Light at the end of the tunnel for junior mining companies, says EY
London, 6 December 2011: A turbulent global economy has seen equity financing for the mining industry all but dry up, with a steady decline in the volume of fundraisings as the year has progressed but, according to EY, there is light at the end of the tunnel for junior mining companies.
Speaking at the annual Mines and Money conference at the British Design Centre in London today, Lee Downham, EY’s global head of mining transactions, said that despite the value of junior follow-on equity fundraisings falling significantly during the year, volumes were actually higher than in 2010.
Mining juniors take majority share of equity financing
Significantly, although the market remains depressed, the majority of funds raised are by junior mining companies rather than the majors. Even once the equity markets loosen, when the wider economy starts to pick up, Downham says this trend is likely to continue.
Downham explains: “An increasingly turbulent economic outlook is causing serious disruption to the equity markets. However, for the first time, even though the value of secondary issues has reduced, the majority is going to the junior end of the market.”
As Majors look to alternative sources of capital
According to Downham this is partly a result of an improvement in the balance sheets of the larger mining companies, who have focussed on reducing their levels of debt over the last three years.
“Companies across the sector learnt some tough lessons during the economic crisis and have since been working hard to improve the agility of their balance sheets. For example, gearing is now at an average of 12% for the major diversified companies, whereas it was around 70% before the crisis.

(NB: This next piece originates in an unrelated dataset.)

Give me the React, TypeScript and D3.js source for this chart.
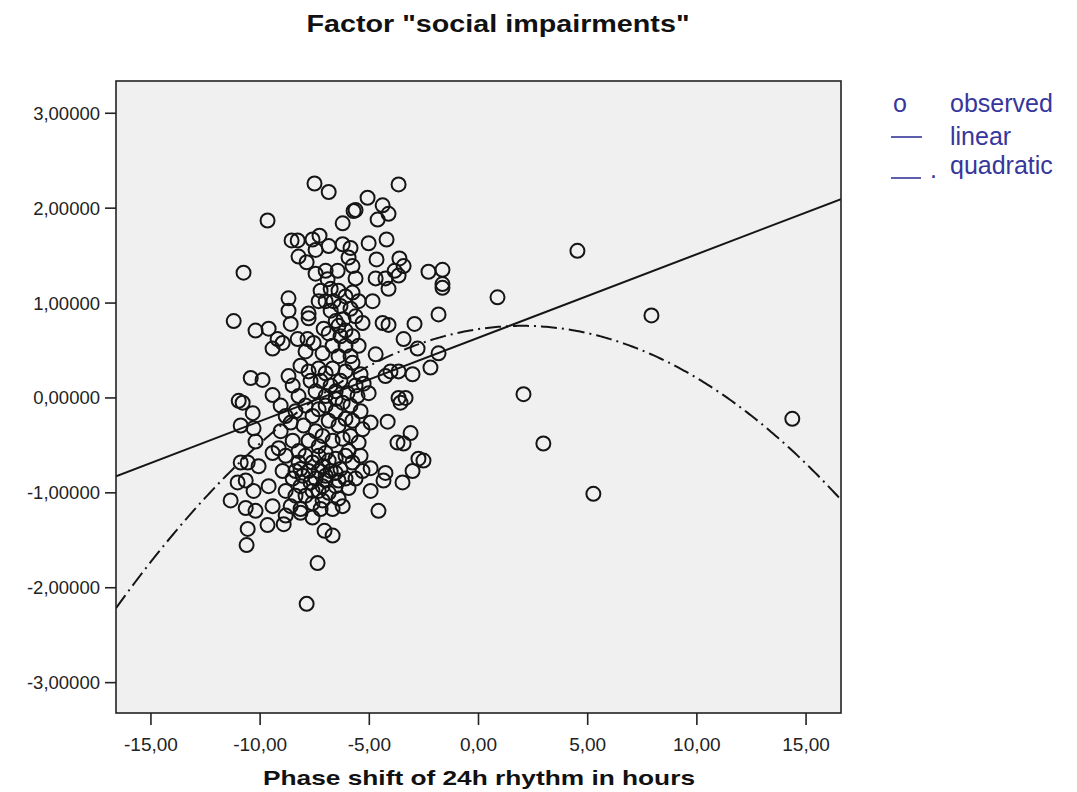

“However, when the large producers do need additional capital, they are increasingly turning to corporate bonds. We’ve seen some very attractive rates being offered, even on long term maturities. Whilst most of this is at investment grade level, the amount of high yield issues is on the increase, albeit not widely available for companies in the pre-production phase of their lifecycle.”
EY says that corporate bonds have raised $80bn in the first 11 months of this year, compared to $67bn in 2010.
Consolidation unlikely to drive a capital call from the Majors
M&A activity in the mining sector also remains depressed, with deal volumes at the lowest level since 2006 albeit at a great value compared to recent years. However, even when the economic outlook improves and deal activity starts to pick up, Downham says that it is unlikely to result in a significant increase in demand for equity from the majors.
“The majors are unwilling to put their balance sheets under financial strain in order to finance a transformational deal whilst the economic outlook remains so uncertain. This is exacerbated by increasing nervousness around valuations, due to the extreme volatility of the markets.”
Concluding, Downham added: “The upside for juniors is that there should be less competition for equity as the large producers simply don’t need it in the absence of major M&A. This is a very different reality from the situation even five years ago.”